Le cimetière de Vysehrad n'est pas un musée avec une histoire achevée où il n'y a plus d'enterrements. Sa terre accueille des personnages immortalisés par leurs oeuvres. Si nous n'entrons pas au cimetière par la porte principale à côté de l'église, mais par une petite porte située à l'Est, directement en face de nous se trouve la pierre tombale en granit noir poli de Jan Neruda, romancier et poète, auteur des Contes de Mala Strana, Chants cosmiques, de feuilletons et de récits de voyage.
En face de lui, le tombeau de Bozena Nemcova, la plus grande femme de lettres tchèque, auteur du roman inoubliable Babicka, la Grand-mère, imprégné de l'idéal d'amour, de compréhension entre les hommes et de sagesse. Le relief sur la pierre tombale de Bozena Nemcova décédée à l'âge de 42 ans montre une scène de son roman le plus célèbre.
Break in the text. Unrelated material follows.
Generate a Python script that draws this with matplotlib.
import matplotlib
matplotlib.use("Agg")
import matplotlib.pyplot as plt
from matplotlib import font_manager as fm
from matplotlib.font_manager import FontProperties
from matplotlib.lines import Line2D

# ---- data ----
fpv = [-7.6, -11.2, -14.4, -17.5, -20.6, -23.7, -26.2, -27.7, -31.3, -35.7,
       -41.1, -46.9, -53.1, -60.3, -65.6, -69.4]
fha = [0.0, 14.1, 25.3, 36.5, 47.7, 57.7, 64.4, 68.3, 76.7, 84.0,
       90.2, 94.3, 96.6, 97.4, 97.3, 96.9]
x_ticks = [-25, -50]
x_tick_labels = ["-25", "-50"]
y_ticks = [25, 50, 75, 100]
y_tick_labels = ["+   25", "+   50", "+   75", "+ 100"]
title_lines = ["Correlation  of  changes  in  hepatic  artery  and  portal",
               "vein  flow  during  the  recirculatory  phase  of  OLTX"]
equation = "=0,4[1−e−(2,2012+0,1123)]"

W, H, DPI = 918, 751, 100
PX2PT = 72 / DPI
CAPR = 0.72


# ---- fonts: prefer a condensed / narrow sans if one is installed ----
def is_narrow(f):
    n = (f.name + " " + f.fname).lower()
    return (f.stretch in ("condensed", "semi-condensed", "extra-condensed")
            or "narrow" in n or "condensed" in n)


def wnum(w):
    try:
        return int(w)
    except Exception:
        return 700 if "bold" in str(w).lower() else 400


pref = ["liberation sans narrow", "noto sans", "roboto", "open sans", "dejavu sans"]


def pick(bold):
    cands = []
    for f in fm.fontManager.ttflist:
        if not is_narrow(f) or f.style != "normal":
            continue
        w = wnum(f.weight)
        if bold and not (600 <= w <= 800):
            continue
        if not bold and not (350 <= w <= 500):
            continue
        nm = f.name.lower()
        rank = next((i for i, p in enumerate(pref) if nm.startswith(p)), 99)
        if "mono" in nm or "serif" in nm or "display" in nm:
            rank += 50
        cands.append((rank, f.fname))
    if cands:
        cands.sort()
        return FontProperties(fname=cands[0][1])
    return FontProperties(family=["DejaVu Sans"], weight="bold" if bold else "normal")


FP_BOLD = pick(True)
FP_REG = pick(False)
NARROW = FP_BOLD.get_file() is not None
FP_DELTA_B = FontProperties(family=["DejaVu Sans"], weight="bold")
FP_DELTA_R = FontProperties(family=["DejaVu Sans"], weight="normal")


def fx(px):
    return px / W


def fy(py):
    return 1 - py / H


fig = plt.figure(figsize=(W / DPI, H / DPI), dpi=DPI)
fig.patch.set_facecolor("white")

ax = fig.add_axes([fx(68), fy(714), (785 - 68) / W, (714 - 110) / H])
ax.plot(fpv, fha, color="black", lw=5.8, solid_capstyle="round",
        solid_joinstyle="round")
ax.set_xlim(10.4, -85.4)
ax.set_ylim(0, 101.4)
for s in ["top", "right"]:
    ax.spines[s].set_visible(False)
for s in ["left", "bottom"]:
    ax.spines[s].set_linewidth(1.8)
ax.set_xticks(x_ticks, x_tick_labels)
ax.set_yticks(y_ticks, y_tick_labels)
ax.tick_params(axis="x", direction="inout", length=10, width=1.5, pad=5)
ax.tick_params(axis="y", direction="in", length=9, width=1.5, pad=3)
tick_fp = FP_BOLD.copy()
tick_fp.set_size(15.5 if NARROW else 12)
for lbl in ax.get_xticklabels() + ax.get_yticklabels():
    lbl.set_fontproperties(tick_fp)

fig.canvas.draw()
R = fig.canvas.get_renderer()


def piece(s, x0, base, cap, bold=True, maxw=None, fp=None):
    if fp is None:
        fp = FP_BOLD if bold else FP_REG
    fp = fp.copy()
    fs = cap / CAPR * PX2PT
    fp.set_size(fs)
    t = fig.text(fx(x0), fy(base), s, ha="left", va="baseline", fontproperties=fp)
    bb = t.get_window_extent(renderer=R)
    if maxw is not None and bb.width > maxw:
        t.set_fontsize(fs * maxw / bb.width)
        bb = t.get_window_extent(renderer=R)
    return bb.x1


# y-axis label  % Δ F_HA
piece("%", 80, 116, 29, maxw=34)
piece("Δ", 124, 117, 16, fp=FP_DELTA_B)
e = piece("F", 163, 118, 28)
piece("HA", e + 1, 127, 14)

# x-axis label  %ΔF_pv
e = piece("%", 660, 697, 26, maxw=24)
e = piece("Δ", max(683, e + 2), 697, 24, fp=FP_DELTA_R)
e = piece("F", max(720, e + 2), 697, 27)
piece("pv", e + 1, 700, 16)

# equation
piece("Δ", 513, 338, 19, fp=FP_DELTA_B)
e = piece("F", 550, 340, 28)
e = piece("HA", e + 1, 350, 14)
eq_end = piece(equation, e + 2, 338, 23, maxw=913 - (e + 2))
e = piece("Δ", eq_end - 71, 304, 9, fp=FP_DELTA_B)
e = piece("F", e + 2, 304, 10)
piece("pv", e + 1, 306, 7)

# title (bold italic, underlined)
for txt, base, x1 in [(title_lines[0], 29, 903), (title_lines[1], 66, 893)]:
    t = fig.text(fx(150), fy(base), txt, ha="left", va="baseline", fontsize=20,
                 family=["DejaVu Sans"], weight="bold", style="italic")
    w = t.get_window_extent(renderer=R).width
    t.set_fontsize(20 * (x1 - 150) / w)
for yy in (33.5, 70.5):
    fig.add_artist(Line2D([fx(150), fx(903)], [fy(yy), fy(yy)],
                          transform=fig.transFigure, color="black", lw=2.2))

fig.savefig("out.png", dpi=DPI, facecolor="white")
Les visiteurs ne manquent pas de s'arrêter devant le tombeau de Karel Capek, écrivain, poète et traducteur, dont les drames ont prévu la menace du fascisme et qui, dans son roman fantastique R.U.R., a créé le mot devenu international « robot ».
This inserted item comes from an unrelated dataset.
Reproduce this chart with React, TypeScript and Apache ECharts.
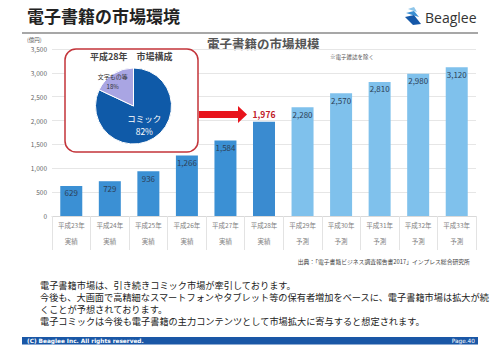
import React, { useEffect, useRef } from "react";
import * as echarts from "echarts";

const years = ["平成23年", "平成24年", "平成25年", "平成26年", "平成27年", "平成28年", "平成29年", "平成30年", "平成31年", "平成32年", "平成33年"];
const kinds = ["実績", "実績", "実績", "実績", "実績", "実績", "予測", "予測", "予測", "予測", "予測"];
const marketSize = [629, 729, 936, 1266, 1584, 1976, 2280, 2570, 2810, 2980, 3120];
const pieNames = ["コミック", "文字もの等"];
const pieValues = [82, 18];
const highlightIndex = 5;
const bodyLines = [
  "電子書籍市場は、引き続きコミック市場が牽引しております。",
  "今後も、大画面で高精細なスマートフォンやタブレット等の保有者増加をベースに、電子書籍市場は拡大が続",
  "くことが予想されております。",
  "電子コミックは今後も電子書籍の主力コンテンツとして市場拡大に寄与すると想定されます。",
];

const FONT = '"Noto Sans CJK JP", "Noto Sans", sans-serif';
const BODY_FONT = '"Liberation Sans", "Noto Sans CJK JP", sans-serif';

export default function App() {
  const ref = useRef<HTMLDivElement>(null);
  useEffect(() => {
    if (!ref.current) return;
    const chart = echarts.init(ref.current, null, { renderer: "svg" });
    const barData = marketSize.map((v, i) => {
      const forecast = kinds[i] === "予測";
      const hl = i === highlightIndex;
      return {
        value: v,
        itemStyle: { color: forecast ? "#7fc1ec" : hl ? "#3a8bd0" : "#3b90d4" },
        label: hl
          ? { position: "top", distance: 3, color: "#c0202a", fontWeight: "bold", fontSize: 8.5 }
          : { position: "insideTop", distance: 3, color: "#2d3f57", fontSize: 8 },
      };
    });
    const pieColors = ["#0f5aa8", "#a9a5e3"];
    const pieData = pieValues.map((v, i) => ({
      name: pieNames[i],
      value: v,
      itemStyle: { color: pieColors[i] },
      label:
        i === 0
          ? { color: "#ffffff", fontSize: 8.5, lineHeight: 13, offset: [-1, 0] }
          : { color: "#333333", fontSize: 6, lineHeight: 10, offset: [-9, -6] },
    }));
    const arrow = [[199, 111], [238, 111], [238, 106], [247, 114.5], [238, 123], [238, 118], [199, 118]];
    const bodyTexts = bodyLines.map((t, i) => ({
      type: "text",
      left: 40,
      top: 281 + i * 12,
      style: { text: t, fontSize: 9.2, fill: "#222222", fontFamily: BODY_FONT },
    }));
    chart.setOption({
      animation: false,
      textStyle: { fontFamily: FONT },
      grid: { left: 52, right: 24, top: 49, bottom: 136 },
      xAxis: {
        type: "category",
        data: years.map((y, i) => y + "\n" + kinds[i]),
        axisLine: { lineStyle: { color: "#d9d9d9" } },
        axisTick: { show: true, length: 34, lineStyle: { color: "#e3e3e3" } },
        axisLabel: { color: "#808080", fontSize: 6.5, lineHeight: 16, margin: 1, interval: 0 },
      },
      yAxis: {
        type: "value",
        min: 0,
        max: 3500,
        interval: 500,
        axisLine: { show: false },
        axisTick: { show: false },
        axisLabel: {
          color: "#666666",
          fontSize: 6.5,
          margin: 5,
          formatter: (v: number) => v.toLocaleString("en-US"),
        },
        splitLine: { lineStyle: { color: "#e6e6e6" } },
      },
      series: [
        {
          type: "bar",
          data: barData,
          barWidth: 22,
          label: { show: true, formatter: (p: any) => Number(p.value).toLocaleString("en-US") },
          z: 2,
        },
        {
          type: "pie",
          center: [133.5, 106],
          radius: 38,
          startAngle: 90,
          clockwise: true,
          data: pieData,
          itemStyle: { borderColor: "#ffffff", borderWidth: 1 },
          label: { show: true, position: "inside", formatter: "{b}\n{d}%", fontFamily: FONT },
          labelLine: { show: false },
          z: 10,
        },
      ],
      graphic: [
        { type: "text", left: 27, top: 7, style: { text: "電子書籍の市場環境", fontSize: 17, fontWeight: "bold", fill: "#222222", fontFamily: FONT } },
        { type: "line", shape: { x1: 22, y1: 33, x2: 478, y2: 33 }, style: { stroke: "#8a8a8a", lineWidth: 1.5 } },
        { type: "polygon", shape: { points: [[408, 9], [414, 7], [417, 12]] }, style: { fill: "#8fc6ea" } },
        { type: "polygon", shape: { points: [[406, 13], [414, 11], [419, 17]] }, style: { fill: "#3a8fd3" } },
        { type: "polygon", shape: { points: [[405, 17], [414, 15], [421, 24], [413, 25]] }, style: { fill: "#1558a8" } },
        { type: "text", left: 425, top: 10, style: { text: "Beaglee", fontSize: 14, fill: "#333333", fontFamily: '"Open Sans", "Noto Sans", sans-serif' } },
        { type: "text", left: 27, top: 37, style: { text: "(億円)", fontSize: 5.5, fill: "#555555", fontFamily: FONT } },
        { type: "text", left: 207, top: 37, style: { text: "電子書籍の市場規模", fontSize: 12.5, fontWeight: "bold", fill: "#555555", fontFamily: FONT } },
        { type: "text", left: 330, top: 54, style: { text: "※電子雑誌を除く", fontSize: 5.5, fill: "#555555", fontFamily: FONT } },
        { type: "rect", shape: { x: 65, y: 49, width: 133, height: 103, r: 11 }, style: { fill: "#ffffff", stroke: "#c3343a", lineWidth: 1.5 }, z: 5 },
        { type: "text", left: 90, top: 52, style: { text: "平成28年　市場構成", fontSize: 9, fontWeight: "bold", fill: "#444444", fontFamily: FONT }, z: 6 },
        { type: "polygon", shape: { points: arrow }, style: { fill: "#e8141c" }, z: 5 },
        { type: "text", right: 30, top: 259, style: { text: "出典：「電子書籍ビジネス調査報告書2017」インプレス総合研究所", fontSize: 5.8, fill: "#444444", fontFamily: FONT } },
        ...bodyTexts,
        { type: "rect", shape: { x: 22, y: 337, width: 456, height: 7.5 }, style: { fill: "#1a57a6" } },
        { type: "text", left: 27, top: 337.5, style: { text: "(C) Beaglee Inc. All rights reserved.", fontSize: 5.8, fontWeight: "bold", fill: "#ffffff", fontFamily: '"DejaVu Sans", sans-serif' } },
        { type: "text", right: 25, top: 337.5, style: { text: "Page.40", fontSize: 5.8, fill: "#ffffff", fontFamily: '"DejaVu Sans", sans-serif' } },
      ],
    });
    return () => chart.dispose();
  }, []);
  return <div ref={ref} style={{ width: 500, height: 352, position: "absolute", left: 0, top: 0, background: "#ffffff" }} />;
}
Sous une pierre tombale en style classique repose Karel Hynek Macha, le plus important représentant du romantisme tchèque et fondateur de la poésie moderne comparé à Byron. Toutes les générations se réfèrent à son poème d'amour, Maj.
Sur le chemin de la chapelle du cimetière, nous montons par un escalier vers l'allée principale ou se trouve un monument avec le nom de Jan Evangelista Purkyne, médecin, chercheur en sciences naturelles et philosophe qui a fondé le premier Institut physiologique en Europe.
En prenant le chemin qui longe l'église, vers la porte principale, le premier tombeau à gauche est celui de Milada Horakova, juriste et politicienne démocratique, inculpée dans un procès manipulé de haute trahison et d'espionnage et condamnée, le 27 juin 1950, à la peine capitale. Sa dépouille a été anéantie et son tombeau érigé tout récemment à Vysehrad portant l'inscription - exécutée et jamais enterrée, est un monument symbolique.